Others need to as well, including industry representative bodies, and mining, manufacturing and retail businesses. But De Beers matters more and has more at stake, especially as it aims to strengthen its brand.

If one message evolved from the earnings call, it was that under Mellier, De Beers will be looking to build its brand and retail reach, rather than focus on its rough diamond supply. In his own words, Mellier is clearly not a miner. And De Beers ambition is not to be just another mining company that it often appears to be.

With the era of generic advertising well behind us, Mellier’s task will be to compete in the world of branding as a means to enhance De Beers position in the market. The company is well positioned to do so as it has a secure and stable mining portfolio, a reliable partner in Botswana, and a strong corporate backer in Anglo American. Furthermore, it recognizes that intense competition with other diamond brands will also serve a generic purpose by raising consumer awareness about diamonds.
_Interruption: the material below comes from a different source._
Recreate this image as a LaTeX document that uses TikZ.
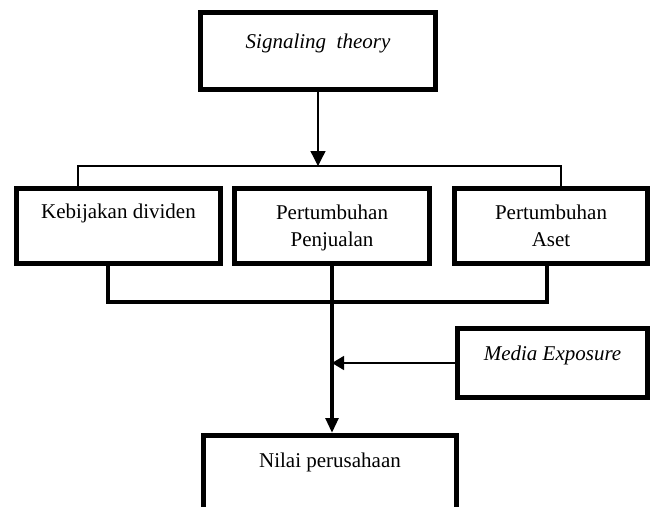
\documentclass[tikz,border=0pt]{standalone}
\usepackage{fontspec}
\setmainfont{Liberation Serif}
\usetikzlibrary{arrows.meta}

\begin{document}
\begin{tikzpicture}[x=0.6pt,y=-0.6pt,
    font=\fontsize{12.6}{16.2}\selectfont,
    box/.style={draw,line width=3pt,inner sep=0pt,align=center},
    thinline/.style={line width=0.8pt},
    thickline/.style={line width=2.4pt},
    arrowhead/.style={-{Triangle[width=9pt,length=9pt]}}]
      \useasboundingbox (0,0) rectangle (657,506);
      \clip (0,0) rectangle (657,506);
      % boxes
      \node[box,minimum width=141pt,minimum height=46.2pt,
        label={[yshift=4.8pt]center:\textit{Signaling\ \ theory}}] (sig) at (318,51) {};
      \node[box,minimum width=122.4pt,minimum height=45pt,
        label={[yshift=7.5pt]center:Kebijakan dividen}] (kd) at (118.5,226) {};
      \node[box,minimum width=117pt,minimum height=45pt,
        label={[align=center,yshift=-2.4pt]center:Pertumbuhan\\Penjualan\strut}] (pp) at (332,226) {};
      \node[box,minimum width=115.8pt,minimum height=45pt,
        label={[align=center,yshift=-2.4pt]center:Pertumbuhan\\Aset\strut}] (pa) at (551,226) {};
      \node[box,minimum width=114pt,minimum height=41.4pt,
        label={[yshift=4.8pt]center:\textit{Media Exposure}}] (me) at (552.5,363) {};
      \node[box,minimum width=151.8pt,minimum height=62.7pt,
        label={[yshift=15.45pt]center:Nilai perusahaan}] (np) at (330,487.75) {};
      % connectors
      \coordinate (tl) at (78,166);
      \coordinate (tr) at (561,166);
      \coordinate (bl) at (108,302);
      \coordinate (br) at (547,302);
      \draw[thinline,arrowhead] (sig) -- (sig |- tl);
      \draw[thinline] (kd.north -| tl) -- (tl) -- (tr) -- (pa.north -| tr);
      \draw[thickline] (kd.south -| bl) -- (bl) -- (br) -- (pa.south -| br);
      \draw[thickline,-{Triangle[width=7.5pt,length=9pt]}] (pp.south) -- (pp.south |- np.north);
      \draw[thinline,-{Triangle[width=8.4pt,length=7.2pt]}] (me.west) -- (me.west -| pp.south);
    \end{tikzpicture}
\end{document}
Today, being the biggest is far less important than the desire to be the best. One would therefore expect further investments in the Forevermark and De Beers Diamond Jewellery brands and their respective global expansions.

But while these plans may well drive growth in the future and raise De Beers profile, they will also maintain De Beers role as industry spokesperson – whether it likes it or not. When campaigners want to protest against the influx of dirty diamonds to the market, they will first turn to De Beers.

For De Beers is to diamonds what Apple is to tablets - and possible more so given its past iconic marketing prowess. The company may have even forgotten what Apple has yet to learn. But it may have to re-learn some things.

De Beers would do well to acknowledge the Apple experience of the past few weeks. It ought to take a clearer stance on Zimbabwe’s human rights record and gain a better understanding of how practices in the industry beyond its own portfolio will impact its business. This may prove essential to build the De Beers brand and ensure consumer confidence for diamonds in general. And in the new world of competitive branding, the rest of the industry should take note too.